** What needs to be done **
In your copy, leave out the pictures; write out all the data exactly.

******

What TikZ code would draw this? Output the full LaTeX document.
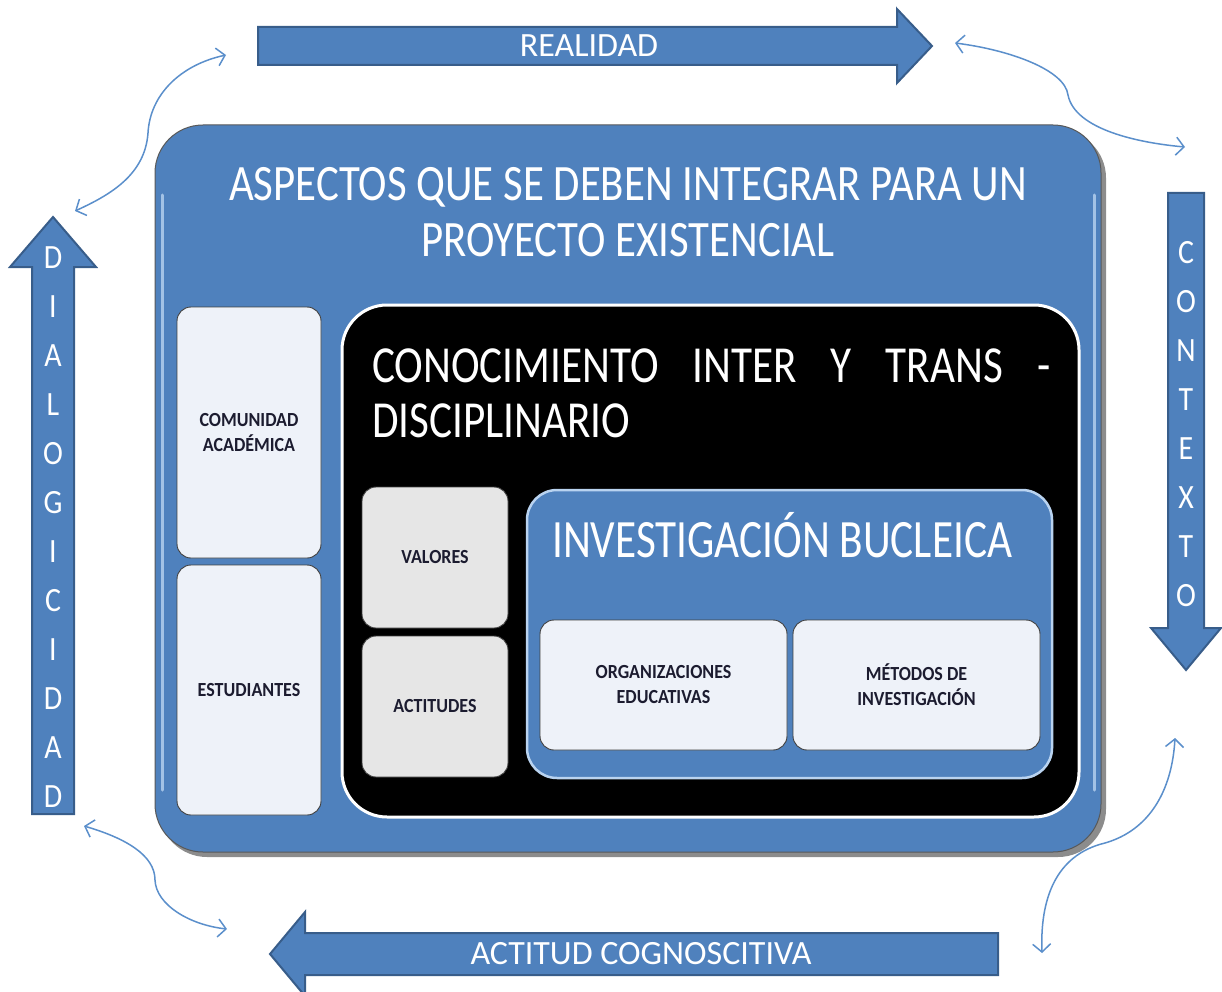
\documentclass[tikz,border=0pt]{standalone}
\usepackage{fontspec}
\setmainfont{Carlito}
\usetikzlibrary{arrows.meta}
\definecolor{blu}{HTML}{4F81BD}
\definecolor{bludark}{HTML}{385D8A}
\definecolor{lightbox}{HTML}{EEF2F9}
\definecolor{graybox}{HTML}{E6E6E6}
\definecolor{curve}{HTML}{5B8FCB}
\definecolor{gloss}{HTML}{B9D3F0}
\definecolor{lbltext}{HTML}{1C1C30}
\begin{document}
\begin{tikzpicture}[x=1pt,y=-1pt,
  blockarrow/.style={fill=blu,draw=bludark,line width=2pt,line join=miter},
  arrowtext/.style={text=white,font=\fontsize{34}{40}\selectfont,inner sep=0pt},
  bigtext/.style={text=white,font=\fontsize{51}{55}\selectfont,inner sep=0pt,xscale=0.84},
  lbl/.style={text=lbltext,font=\fontsize{20}{25}\selectfont\bfseries,align=center,inner sep=0pt},
  panel/.style={rounded corners=14pt,draw=black!75,line width=0.9pt},
  glossline/.style={draw=gloss,line width=3pt,line cap=round,opacity=0.8},
  link/.style={draw=curve,line width=1.5pt,{Straight Barb[length=8pt,width=18pt]}-{Straight Barb[length=8pt,width=18pt]}},
]
\useasboundingbox (0,0) rectangle (1222,992);

% ---------- block arrows ----------
\draw[blockarrow] (258,27) -- (897,27) -- (897,9) -- (932,46) -- (897,83) -- (897,65) -- (258,65) -- cycle;
\node[arrowtext] (realidad) at (589,46) {REALIDAD};

\draw[blockarrow] (1168,193) -- (1204,193) -- (1204,628) -- (1221,628) -- (1186,670) -- (1151,628) -- (1168,628) -- cycle;
\foreach \ch [count=\i from 0] in {C,O,N,T,E,X,T,O}
  \node[arrowtext,xscale=0.88] (ct\i) at (1186,{253+49*\i}) {\ch};

\draw[blockarrow] (32,814) -- (74,814) -- (74,267) -- (96,267) -- (53,217) -- (10,267) -- (32,267) -- cycle;
\foreach \ch [count=\i from 0] in {D,I,A,L,O,G,I,C,I,D,A,D}
  \node[arrowtext,xscale=0.88] (dl\i) at (53,{258+49*\i}) {\ch};

\draw[blockarrow] (998,933) -- (998,975) -- (305,975) -- (305,996) -- (270,954) -- (305,912) -- (305,933) -- cycle;
\node[arrowtext] (actitud) at (641,954) {ACTITUD COGNOSCITIVA};

% ---------- main box ----------
\fill[black!45,rounded corners=48pt] (159,130) rectangle (1106,857);
\node[draw=black!65,line width=1pt,fill=blu,rounded corners=48pt,minimum width=946pt,minimum height=727pt] (main) at (628,488.5) {};
\draw[glossline] (162,195) -- (162,790);
\draw[glossline] (1094,195) -- (1094,790);
\node[bigtext,anchor=base] (t1) at (628,201) {ASPECTOS QUE SE DEBEN INTEGRAR PARA UN};
\node[bigtext,anchor=base] (t2) at (628,256) {PROYECTO EXISTENCIAL};

% left column
\node[panel,fill=lightbox,minimum width=144pt,minimum height=251pt] (comunidad) at (249,432.5) {};
\node[lbl,xscale=0.9] (comunidadt) at (comunidad) {COMUNIDAD\\ACADÉMICA};
\node[panel,fill=lightbox,minimum width=144pt,minimum height=250pt] (estudiantes) at (249,690) {};
\node[lbl,xscale=0.9] (estudiantest) at (estudiantes) {ESTUDIANTES};

% black box
\node[draw=white,line width=3pt,fill=black,rounded corners=45pt,minimum width=737pt,minimum height=512pt] (cono) at (710.5,561) {};
\node[text=white,font=\fontsize{52}{57}\selectfont,inner sep=0pt,xscale=0.83,anchor=base west] (c1) at (372,382) {\makebox[817pt][s]{CONOCIMIENTO INTER Y TRANS -}};
\node[text=white,font=\fontsize{52}{57}\selectfont,inner sep=0pt,xscale=0.83,anchor=base west] (c2) at (372,437) {DISCIPLINARIO};

\node[panel,fill=graybox,minimum width=146pt,minimum height=141pt] (valores) at (435,557.5) {};
\node[lbl,xscale=0.9] (valorest) at (valores) {VALORES};
\node[panel,fill=graybox,minimum width=146pt,minimum height=141pt] (actitudes) at (435,706.5) {};
\node[lbl,xscale=0.9] (actitudest) at (actitudes) {ACTITUDES};

% inner blue box
\node[draw=gloss,line width=2.5pt,fill=blu,rounded corners=30pt,minimum width=525pt,minimum height=288pt] (inv) at (789.5,634) {};
\node[text=white,font=\fontsize{54}{58}\selectfont,inner sep=0pt,xscale=0.80,anchor=base west] (invt) at (552,557) {INVESTIGACIÓN BUCLEICA};

\node[panel,fill=lightbox,minimum width=247pt,minimum height=130pt] (org) at (663.5,685) {};
\node[lbl,xscale=0.9] (orgt) at (org) {ORGANIZACIONES\\EDUCATIVAS};
\node[panel,fill=lightbox,minimum width=247pt,minimum height=130pt] (met) at (916.5,685) {};
\node[lbl,xscale=0.9] (mett) at (met) {MÉTODOS DE\\INVESTIGACIÓN};

% ---------- curved links ----------
\coordinate (a1) at (75,211);
\coordinate (b1) at (226,55);
\coordinate (a2) at (955,43);
\coordinate (b2) at (1185,147);
\coordinate (a3) at (84,826);
\coordinate (b3) at (227,929);
\coordinate (a4) at (1175,738);
\coordinate (b4) at (1042,953);
\draw[link] (a1) .. controls (110,195) and (145,175) .. (148,133) .. controls (150,95) and (180,65) .. (b1);
\draw[link] (a2) .. controls (1010,50) and (1065,70) .. (1068,95) .. controls (1075,130) and (1140,143) .. (b2);
\draw[link] (a3) .. controls (125,838) and (155,855) .. (155,880) .. controls (156,905) and (190,925) .. (b3);
\draw[link] (b4) .. controls (1040,900) and (1055,855) .. (1105,843) .. controls (1150,830) and (1172,790) .. (a4);
\end{tikzpicture}
\end{document}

******

** Exercise result **
What TikZ code would draw this? Output the full LaTeX document.
\documentclass[tikz,border=0pt]{standalone}
\usepackage{fontspec}
\setmainfont{Carlito}
\usetikzlibrary{arrows.meta}
\definecolor{blu}{HTML}{4F81BD}
\definecolor{bludark}{HTML}{385D8A}
\definecolor{lightbox}{HTML}{EEF2F9}
\definecolor{graybox}{HTML}{E6E6E6}
\definecolor{curve}{HTML}{5B8FCB}
\definecolor{gloss}{HTML}{B9D3F0}
\definecolor{lbltext}{HTML}{1C1C30}
\begin{document}
\begin{tikzpicture}[x=1pt,y=-1pt,
  blockarrow/.style={fill=blu,draw=bludark,line width=2pt,line join=miter},
  arrowtext/.style={text=white,font=\fontsize{34}{40}\selectfont,inner sep=0pt},
  bigtext/.style={text=white,font=\fontsize{51}{55}\selectfont,inner sep=0pt,xscale=0.84},
  lbl/.style={text=lbltext,font=\fontsize{20}{25}\selectfont\bfseries,align=center,inner sep=0pt},
  panel/.style={rounded corners=14pt,draw=black!75,line width=0.9pt},
  glossline/.style={draw=gloss,line width=3pt,line cap=round,opacity=0.8},
  link/.style={draw=curve,line width=1.5pt,{Straight Barb[length=8pt,width=18pt]}-{Straight Barb[length=8pt,width=18pt]}},
]
\useasboundingbox (0,0) rectangle (1222,992);

% ---------- block arrows ----------
\draw[blockarrow] (258,27) -- (897,27) -- (897,9) -- (932,46) -- (897,83) -- (897,65) -- (258,65) -- cycle;
\node[arrowtext] (realidad) at (589,46) {REALIDAD};

\draw[blockarrow] (1168,193) -- (1204,193) -- (1204,628) -- (1221,628) -- (1186,670) -- (1151,628) -- (1168,628) -- cycle;
\foreach \ch [count=\i from 0] in {C,O,N,T,E,X,T,O}
  \node[arrowtext,xscale=0.88] (ct\i) at (1186,{253+49*\i}) {\ch};

\draw[blockarrow] (32,814) -- (74,814) -- (74,267) -- (96,267) -- (53,217) -- (10,267) -- (32,267) -- cycle;
\foreach \ch [count=\i from 0] in {D,I,A,L,O,G,I,C,I,D,A,D}
  \node[arrowtext,xscale=0.88] (dl\i) at (53,{258+49*\i}) {\ch};

\draw[blockarrow] (998,933) -- (998,975) -- (305,975) -- (305,996) -- (270,954) -- (305,912) -- (305,933) -- cycle;
\node[arrowtext] (actitud) at (641,954) {ACTITUD COGNOSCITIVA};

% ---------- main box ----------
\fill[black!45,rounded corners=48pt] (159,130) rectangle (1106,857);
\node[draw=black!65,line width=1pt,fill=blu,rounded corners=48pt,minimum width=946pt,minimum height=727pt] (main) at (628,488.5) {};
\draw[glossline] (162,195) -- (162,790);
\draw[glossline] (1094,195) -- (1094,790);
\node[bigtext,anchor=base] (t1) at (628,201) {ASPECTOS QUE SE DEBEN INTEGRAR PARA UN};
\node[bigtext,anchor=base] (t2) at (628,256) {PROYECTO EXISTENCIAL};

% left column
\node[panel,fill=lightbox,minimum width=144pt,minimum height=251pt] (comunidad) at (249,432.5) {};
\node[lbl,xscale=0.9] (comunidadt) at (comunidad) {COMUNIDAD\\ACADÉMICA};
\node[panel,fill=lightbox,minimum width=144pt,minimum height=250pt] (estudiantes) at (249,690) {};
\node[lbl,xscale=0.9] (estudiantest) at (estudiantes) {ESTUDIANTES};

% black box
\node[draw=white,line width=3pt,fill=black,rounded corners=45pt,minimum width=737pt,minimum height=512pt] (cono) at (710.5,561) {};
\node[text=white,font=\fontsize{52}{57}\selectfont,inner sep=0pt,xscale=0.83,anchor=base west] (c1) at (372,382) {\makebox[817pt][s]{CONOCIMIENTO INTER Y TRANS -}};
\node[text=white,font=\fontsize{52}{57}\selectfont,inner sep=0pt,xscale=0.83,anchor=base west] (c2) at (372,437) {DISCIPLINARIO};

\node[panel,fill=graybox,minimum width=146pt,minimum height=141pt] (valores) at (435,557.5) {};
\node[lbl,xscale=0.9] (valorest) at (valores) {VALORES};
\node[panel,fill=graybox,minimum width=146pt,minimum height=141pt] (actitudes) at (435,706.5) {};
\node[lbl,xscale=0.9] (actitudest) at (actitudes) {ACTITUDES};

% inner blue box
\node[draw=gloss,line width=2.5pt,fill=blu,rounded corners=30pt,minimum width=525pt,minimum height=288pt] (inv) at (789.5,634) {};
\node[text=white,font=\fontsize{54}{58}\selectfont,inner sep=0pt,xscale=0.80,anchor=base west] (invt) at (552,557) {INVESTIGACIÓN BUCLEICA};

\node[panel,fill=lightbox,minimum width=247pt,minimum height=130pt] (org) at (663.5,685) {};
\node[lbl,xscale=0.9] (orgt) at (org) {ORGANIZACIONES\\EDUCATIVAS};
\node[panel,fill=lightbox,minimum width=247pt,minimum height=130pt] (met) at (916.5,685) {};
\node[lbl,xscale=0.9] (mett) at (met) {MÉTODOS DE\\INVESTIGACIÓN};

% ---------- curved links ----------
\coordinate (a1) at (75,211);
\coordinate (b1) at (226,55);
\coordinate (a2) at (955,43);
\coordinate (b2) at (1185,147);
\coordinate (a3) at (84,826);
\coordinate (b3) at (227,929);
\coordinate (a4) at (1175,738);
\coordinate (b4) at (1042,953);
\draw[link] (a1) .. controls (110,195) and (145,175) .. (148,133) .. controls (150,95) and (180,65) .. (b1);
\draw[link] (a2) .. controls (1010,50) and (1065,70) .. (1068,95) .. controls (1075,130) and (1140,143) .. (b2);
\draw[link] (a3) .. controls (125,838) and (155,855) .. (155,880) .. controls (156,905) and (190,925) .. (b3);
\draw[link] (b4) .. controls (1040,900) and (1055,855) .. (1105,843) .. controls (1150,830) and (1172,790) .. (a4);
\end{tikzpicture}
\end{document}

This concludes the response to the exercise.